* Provided data
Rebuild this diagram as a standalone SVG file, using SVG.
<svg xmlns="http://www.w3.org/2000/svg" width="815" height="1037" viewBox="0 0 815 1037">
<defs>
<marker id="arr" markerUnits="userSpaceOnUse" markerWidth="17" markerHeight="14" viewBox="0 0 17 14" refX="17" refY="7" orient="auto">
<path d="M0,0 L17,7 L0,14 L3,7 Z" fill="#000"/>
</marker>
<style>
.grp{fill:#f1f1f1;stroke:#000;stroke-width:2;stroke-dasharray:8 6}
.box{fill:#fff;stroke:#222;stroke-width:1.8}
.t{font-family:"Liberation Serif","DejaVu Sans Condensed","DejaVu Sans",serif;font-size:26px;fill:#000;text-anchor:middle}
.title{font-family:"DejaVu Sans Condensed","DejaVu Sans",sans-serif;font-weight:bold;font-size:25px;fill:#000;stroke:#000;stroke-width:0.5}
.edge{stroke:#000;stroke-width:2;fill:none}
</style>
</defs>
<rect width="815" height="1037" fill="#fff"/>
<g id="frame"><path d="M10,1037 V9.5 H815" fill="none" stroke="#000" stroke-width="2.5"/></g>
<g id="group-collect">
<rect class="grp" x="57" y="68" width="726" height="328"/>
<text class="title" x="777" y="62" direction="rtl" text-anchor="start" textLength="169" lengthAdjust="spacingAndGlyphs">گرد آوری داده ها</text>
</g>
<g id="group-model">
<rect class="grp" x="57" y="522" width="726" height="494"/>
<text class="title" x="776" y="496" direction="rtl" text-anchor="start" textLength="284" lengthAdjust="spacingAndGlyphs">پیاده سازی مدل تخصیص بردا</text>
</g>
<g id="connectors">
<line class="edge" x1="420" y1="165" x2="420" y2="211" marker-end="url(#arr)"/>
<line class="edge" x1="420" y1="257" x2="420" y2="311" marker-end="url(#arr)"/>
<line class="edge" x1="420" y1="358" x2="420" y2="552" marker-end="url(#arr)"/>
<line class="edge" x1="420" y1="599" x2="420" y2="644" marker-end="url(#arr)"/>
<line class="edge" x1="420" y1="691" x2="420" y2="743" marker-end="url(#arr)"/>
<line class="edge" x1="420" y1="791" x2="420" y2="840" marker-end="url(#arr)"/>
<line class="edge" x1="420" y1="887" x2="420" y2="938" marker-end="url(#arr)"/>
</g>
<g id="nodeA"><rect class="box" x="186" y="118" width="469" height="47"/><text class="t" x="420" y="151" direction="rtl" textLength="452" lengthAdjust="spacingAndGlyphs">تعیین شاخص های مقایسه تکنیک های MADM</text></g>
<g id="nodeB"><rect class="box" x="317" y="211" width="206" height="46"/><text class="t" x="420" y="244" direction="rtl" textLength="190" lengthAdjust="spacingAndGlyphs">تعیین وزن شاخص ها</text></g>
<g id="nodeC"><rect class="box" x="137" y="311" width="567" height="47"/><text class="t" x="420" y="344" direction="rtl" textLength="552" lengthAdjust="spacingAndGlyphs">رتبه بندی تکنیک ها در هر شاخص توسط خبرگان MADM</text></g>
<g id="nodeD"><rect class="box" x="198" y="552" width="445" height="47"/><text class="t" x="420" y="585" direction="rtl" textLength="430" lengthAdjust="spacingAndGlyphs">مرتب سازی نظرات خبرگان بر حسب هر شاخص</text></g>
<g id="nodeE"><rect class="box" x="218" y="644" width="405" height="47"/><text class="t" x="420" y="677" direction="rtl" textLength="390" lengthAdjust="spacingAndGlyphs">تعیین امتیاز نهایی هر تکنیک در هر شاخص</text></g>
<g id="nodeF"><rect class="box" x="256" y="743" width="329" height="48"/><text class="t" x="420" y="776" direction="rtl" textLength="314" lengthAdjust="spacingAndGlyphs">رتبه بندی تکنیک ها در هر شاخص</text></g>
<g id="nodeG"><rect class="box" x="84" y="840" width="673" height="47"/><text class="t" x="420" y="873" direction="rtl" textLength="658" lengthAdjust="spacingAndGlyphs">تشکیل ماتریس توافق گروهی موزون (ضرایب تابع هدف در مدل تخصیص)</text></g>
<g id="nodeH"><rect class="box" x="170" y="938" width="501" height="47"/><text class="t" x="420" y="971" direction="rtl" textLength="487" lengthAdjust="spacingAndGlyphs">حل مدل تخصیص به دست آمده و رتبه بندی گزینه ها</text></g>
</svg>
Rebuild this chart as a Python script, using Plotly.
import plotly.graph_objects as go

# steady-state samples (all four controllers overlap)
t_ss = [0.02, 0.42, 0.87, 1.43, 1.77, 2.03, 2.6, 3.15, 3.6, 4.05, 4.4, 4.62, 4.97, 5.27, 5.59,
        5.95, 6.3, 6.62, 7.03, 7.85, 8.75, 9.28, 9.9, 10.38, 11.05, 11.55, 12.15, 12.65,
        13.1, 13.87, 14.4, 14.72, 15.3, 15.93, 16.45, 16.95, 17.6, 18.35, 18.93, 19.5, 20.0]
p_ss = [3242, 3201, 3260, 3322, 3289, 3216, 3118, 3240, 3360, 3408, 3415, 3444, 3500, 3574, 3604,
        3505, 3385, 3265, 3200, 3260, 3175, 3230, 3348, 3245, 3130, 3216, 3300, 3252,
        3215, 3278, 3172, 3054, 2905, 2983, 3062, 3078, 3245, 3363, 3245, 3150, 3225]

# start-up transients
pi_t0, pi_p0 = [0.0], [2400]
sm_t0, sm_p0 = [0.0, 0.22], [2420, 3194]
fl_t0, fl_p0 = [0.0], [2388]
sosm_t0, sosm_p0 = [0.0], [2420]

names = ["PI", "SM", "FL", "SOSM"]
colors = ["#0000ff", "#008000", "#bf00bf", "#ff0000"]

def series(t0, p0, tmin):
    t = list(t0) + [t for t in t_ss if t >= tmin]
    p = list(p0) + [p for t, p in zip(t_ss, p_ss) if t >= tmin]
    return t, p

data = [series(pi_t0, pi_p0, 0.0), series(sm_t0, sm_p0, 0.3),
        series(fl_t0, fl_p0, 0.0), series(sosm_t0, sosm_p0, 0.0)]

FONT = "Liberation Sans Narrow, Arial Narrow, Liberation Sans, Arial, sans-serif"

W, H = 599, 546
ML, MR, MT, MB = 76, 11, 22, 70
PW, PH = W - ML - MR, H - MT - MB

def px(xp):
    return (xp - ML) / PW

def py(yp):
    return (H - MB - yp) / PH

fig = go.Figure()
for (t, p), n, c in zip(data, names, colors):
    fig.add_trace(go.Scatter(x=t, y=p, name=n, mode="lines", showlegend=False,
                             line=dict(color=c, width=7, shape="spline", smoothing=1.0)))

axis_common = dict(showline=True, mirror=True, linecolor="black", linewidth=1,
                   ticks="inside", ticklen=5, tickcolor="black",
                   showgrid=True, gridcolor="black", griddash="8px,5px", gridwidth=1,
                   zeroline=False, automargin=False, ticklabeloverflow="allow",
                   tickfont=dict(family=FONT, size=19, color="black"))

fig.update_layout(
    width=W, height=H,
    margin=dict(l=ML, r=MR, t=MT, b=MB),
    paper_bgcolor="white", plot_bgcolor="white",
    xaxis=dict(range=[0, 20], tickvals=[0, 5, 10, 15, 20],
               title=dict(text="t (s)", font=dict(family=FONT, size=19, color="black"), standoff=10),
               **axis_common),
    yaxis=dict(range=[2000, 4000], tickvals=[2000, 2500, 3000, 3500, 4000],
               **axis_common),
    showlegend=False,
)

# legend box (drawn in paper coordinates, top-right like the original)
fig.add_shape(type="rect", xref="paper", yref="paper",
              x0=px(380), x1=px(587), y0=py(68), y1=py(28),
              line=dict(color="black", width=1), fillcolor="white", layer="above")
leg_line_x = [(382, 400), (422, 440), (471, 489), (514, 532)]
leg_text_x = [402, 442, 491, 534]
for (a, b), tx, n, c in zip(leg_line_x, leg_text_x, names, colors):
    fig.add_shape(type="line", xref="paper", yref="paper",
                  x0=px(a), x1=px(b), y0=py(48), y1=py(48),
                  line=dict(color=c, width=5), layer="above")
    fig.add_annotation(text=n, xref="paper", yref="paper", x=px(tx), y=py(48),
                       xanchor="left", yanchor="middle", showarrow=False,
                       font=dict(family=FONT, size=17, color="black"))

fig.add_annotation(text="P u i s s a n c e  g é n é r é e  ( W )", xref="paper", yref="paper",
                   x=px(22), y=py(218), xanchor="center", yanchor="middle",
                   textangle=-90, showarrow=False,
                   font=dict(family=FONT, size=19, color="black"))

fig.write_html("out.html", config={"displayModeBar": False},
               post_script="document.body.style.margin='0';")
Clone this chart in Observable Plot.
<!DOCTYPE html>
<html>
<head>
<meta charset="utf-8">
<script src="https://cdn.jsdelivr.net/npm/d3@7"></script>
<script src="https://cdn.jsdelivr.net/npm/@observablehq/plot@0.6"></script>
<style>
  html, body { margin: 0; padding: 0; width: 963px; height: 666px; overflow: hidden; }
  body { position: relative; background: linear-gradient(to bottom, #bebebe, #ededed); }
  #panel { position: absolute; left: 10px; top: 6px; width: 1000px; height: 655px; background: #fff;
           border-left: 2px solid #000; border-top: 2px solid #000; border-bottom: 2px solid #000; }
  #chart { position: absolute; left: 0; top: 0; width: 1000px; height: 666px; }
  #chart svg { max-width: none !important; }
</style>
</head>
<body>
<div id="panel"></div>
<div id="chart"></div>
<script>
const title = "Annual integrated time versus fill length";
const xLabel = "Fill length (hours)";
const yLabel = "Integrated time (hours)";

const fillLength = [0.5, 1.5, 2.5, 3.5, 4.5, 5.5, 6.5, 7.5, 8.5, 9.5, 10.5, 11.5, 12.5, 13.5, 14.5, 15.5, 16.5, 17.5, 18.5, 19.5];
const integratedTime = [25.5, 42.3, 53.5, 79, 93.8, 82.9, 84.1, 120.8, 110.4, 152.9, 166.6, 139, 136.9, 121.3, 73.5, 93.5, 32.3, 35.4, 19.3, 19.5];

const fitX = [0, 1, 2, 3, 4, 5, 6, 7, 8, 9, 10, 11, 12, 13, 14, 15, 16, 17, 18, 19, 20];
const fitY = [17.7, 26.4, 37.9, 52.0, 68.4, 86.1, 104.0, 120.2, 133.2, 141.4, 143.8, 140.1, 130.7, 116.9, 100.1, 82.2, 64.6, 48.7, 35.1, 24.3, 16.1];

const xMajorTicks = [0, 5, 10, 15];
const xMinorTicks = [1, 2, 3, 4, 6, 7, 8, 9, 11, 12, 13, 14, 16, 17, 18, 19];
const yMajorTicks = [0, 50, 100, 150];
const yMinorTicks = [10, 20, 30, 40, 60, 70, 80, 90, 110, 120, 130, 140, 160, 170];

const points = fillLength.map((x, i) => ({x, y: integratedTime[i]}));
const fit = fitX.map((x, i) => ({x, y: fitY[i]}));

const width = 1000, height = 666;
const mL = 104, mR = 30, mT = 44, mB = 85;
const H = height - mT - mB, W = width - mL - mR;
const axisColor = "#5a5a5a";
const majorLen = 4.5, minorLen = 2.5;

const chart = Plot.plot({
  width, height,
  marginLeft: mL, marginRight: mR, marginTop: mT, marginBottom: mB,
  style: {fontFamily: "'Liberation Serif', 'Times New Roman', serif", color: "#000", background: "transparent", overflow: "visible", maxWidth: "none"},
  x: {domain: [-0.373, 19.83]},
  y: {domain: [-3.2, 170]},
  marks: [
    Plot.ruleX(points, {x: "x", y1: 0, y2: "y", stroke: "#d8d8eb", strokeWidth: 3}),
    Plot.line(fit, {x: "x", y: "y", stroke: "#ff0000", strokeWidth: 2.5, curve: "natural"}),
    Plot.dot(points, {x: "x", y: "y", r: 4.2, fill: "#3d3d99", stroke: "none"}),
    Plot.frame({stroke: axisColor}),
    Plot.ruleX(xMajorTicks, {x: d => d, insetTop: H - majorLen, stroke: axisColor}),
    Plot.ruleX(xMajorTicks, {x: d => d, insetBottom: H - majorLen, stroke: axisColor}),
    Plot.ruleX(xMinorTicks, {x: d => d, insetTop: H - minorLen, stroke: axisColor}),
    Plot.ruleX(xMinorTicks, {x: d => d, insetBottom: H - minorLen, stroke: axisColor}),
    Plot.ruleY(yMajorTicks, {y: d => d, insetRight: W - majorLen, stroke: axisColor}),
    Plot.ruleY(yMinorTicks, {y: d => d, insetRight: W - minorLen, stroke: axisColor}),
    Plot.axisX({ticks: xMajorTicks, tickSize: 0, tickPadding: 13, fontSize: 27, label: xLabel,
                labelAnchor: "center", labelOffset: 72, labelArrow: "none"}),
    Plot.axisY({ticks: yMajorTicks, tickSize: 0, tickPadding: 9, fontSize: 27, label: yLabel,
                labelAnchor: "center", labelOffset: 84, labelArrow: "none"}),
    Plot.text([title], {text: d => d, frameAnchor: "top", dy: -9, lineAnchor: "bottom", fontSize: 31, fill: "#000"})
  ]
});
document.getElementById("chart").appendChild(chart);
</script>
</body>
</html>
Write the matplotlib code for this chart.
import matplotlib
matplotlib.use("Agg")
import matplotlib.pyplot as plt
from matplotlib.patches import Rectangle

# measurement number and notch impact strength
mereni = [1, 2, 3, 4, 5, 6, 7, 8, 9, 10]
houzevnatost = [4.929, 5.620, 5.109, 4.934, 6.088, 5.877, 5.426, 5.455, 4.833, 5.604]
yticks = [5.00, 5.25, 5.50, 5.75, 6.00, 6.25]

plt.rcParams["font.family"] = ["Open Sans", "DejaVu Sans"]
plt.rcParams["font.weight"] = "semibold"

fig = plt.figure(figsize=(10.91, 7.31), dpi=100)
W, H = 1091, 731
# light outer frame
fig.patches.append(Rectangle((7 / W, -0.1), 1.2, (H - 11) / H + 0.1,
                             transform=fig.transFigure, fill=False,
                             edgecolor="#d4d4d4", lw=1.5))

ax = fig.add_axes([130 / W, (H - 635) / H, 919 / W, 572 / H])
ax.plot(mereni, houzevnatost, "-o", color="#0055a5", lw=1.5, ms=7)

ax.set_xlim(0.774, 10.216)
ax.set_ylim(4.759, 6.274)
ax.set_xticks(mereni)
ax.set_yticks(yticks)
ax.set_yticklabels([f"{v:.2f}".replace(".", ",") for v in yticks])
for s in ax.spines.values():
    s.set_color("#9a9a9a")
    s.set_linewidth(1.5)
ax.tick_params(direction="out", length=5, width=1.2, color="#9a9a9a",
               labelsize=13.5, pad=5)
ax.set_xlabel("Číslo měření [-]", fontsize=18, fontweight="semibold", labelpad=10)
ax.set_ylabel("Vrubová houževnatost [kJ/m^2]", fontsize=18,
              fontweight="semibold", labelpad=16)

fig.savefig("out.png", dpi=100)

* What you are asked to do
Exactly the lines above from the one with "Rebuild this chart" to the one with "sosm_t0, sosm_p0 = [0.0], [2420]", both included, are to be quoted; leave the rest out.

* Full answer
Rebuild this chart as a Python script, using Plotly.
import plotly.graph_objects as go

# steady-state samples (all four controllers overlap)
t_ss = [0.02, 0.42, 0.87, 1.43, 1.77, 2.03, 2.6, 3.15, 3.6, 4.05, 4.4, 4.62, 4.97, 5.27, 5.59,
        5.95, 6.3, 6.62, 7.03, 7.85, 8.75, 9.28, 9.9, 10.38, 11.05, 11.55, 12.15, 12.65,
        13.1, 13.87, 14.4, 14.72, 15.3, 15.93, 16.45, 16.95, 17.6, 18.35, 18.93, 19.5, 20.0]
p_ss = [3242, 3201, 3260, 3322, 3289, 3216, 3118, 3240, 3360, 3408, 3415, 3444, 3500, 3574, 3604,
        3505, 3385, 3265, 3200, 3260, 3175, 3230, 3348, 3245, 3130, 3216, 3300, 3252,
        3215, 3278, 3172, 3054, 2905, 2983, 3062, 3078, 3245, 3363, 3245, 3150, 3225]

# start-up transients
pi_t0, pi_p0 = [0.0], [2400]
sm_t0, sm_p0 = [0.0, 0.22], [2420, 3194]
fl_t0, fl_p0 = [0.0], [2388]
sosm_t0, sosm_p0 = [0.0], [2420]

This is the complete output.